As an art teacher, I observe the value of equipping young people with strong visual skills and allowing them the opportunity to study a variety of creative and artistic processes. I persist that the activities pursued in the art room build multitudes of transferrable skills in young people which stand to them in many aspects of their lives. In my role as an educator, I aim to sharpen and develop young people’s visual, practical and soft skills to allow them to approach life with creative thinking and problem-solving skills, open mindedness and an intrinsic interest in culture and the world around them. To cultivate this, my units of learning attempt to harness existing interests of students and passionate teaching and combine them with new approaches to learning and processes to produce free thinkers and confident artists.

Personal Experience.

My journey as an educator has been shaped by my experiences. Art has always been my favourite subject in school, and in secondary school the art room was my refuge from the monotony and pressure of other subjects. I appreciated the experience of independent research and investigating the world through a visual lens. The general atmosphere of the art room seemed so alien to the rest of the school where learning was a structured and standardised process. This experience is one I hope to replicate in my own art room.  In my teaching I aim to centre students as active learners, allowing them independent work, with power in the choice of their subject matter. I hope to use unexpected and thought-provoking subject matter to encourage students to consider their worlds in a new light and to bring their lives outside of school into the art room.
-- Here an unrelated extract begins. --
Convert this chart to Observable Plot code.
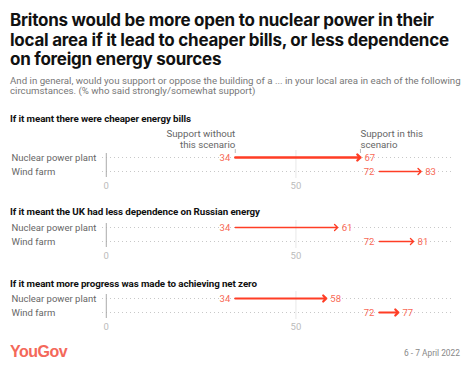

My Units of Learning aim to develop students artistic identities by offering opportunities for students to build both technical and conceptual skills, in tandem with investigating why they make the decisions they make and how their decisions define them as artists. I note that in this day and age in which young people present their identities on social media for the world to critique, teenagers are not eager to set themselves apart from the group. Crafting unique identities as artists may feel vulnerable to many students. In the same way that my art room created a refuge for me during my own education, I aspire to cultivate an environment of free thinking which incites students to investigate their own places in the world both as artists and as young people.

Transmitted Knowledge.

My education in LSAD has enriched me with the experience of working as an artist researcher and a teacher. Through working with materials myself and learning from the practices of lecturers and technicians I have gained valuable insights into artistic processes which I aim eager to pass on to my own students. From working with my peers both in groups and through discussions about our own works I have developed my own ability to conceptualise projects and found many resources to bolster this process, all of which I aim to use in my own classroom to allow students to create rich ideas and concepts fuelled by a strong knowledge of art and culture. Creating our Units of Learning with the mentorship of our lecturers has allowed me to craft projects based off my own interests with the wisdom of educators with experience far beyond my own.

Remarking on how my own education has allowed me to develop my own practice in collaborative and communal environments, I hope to produce space for students to work alongside their peers.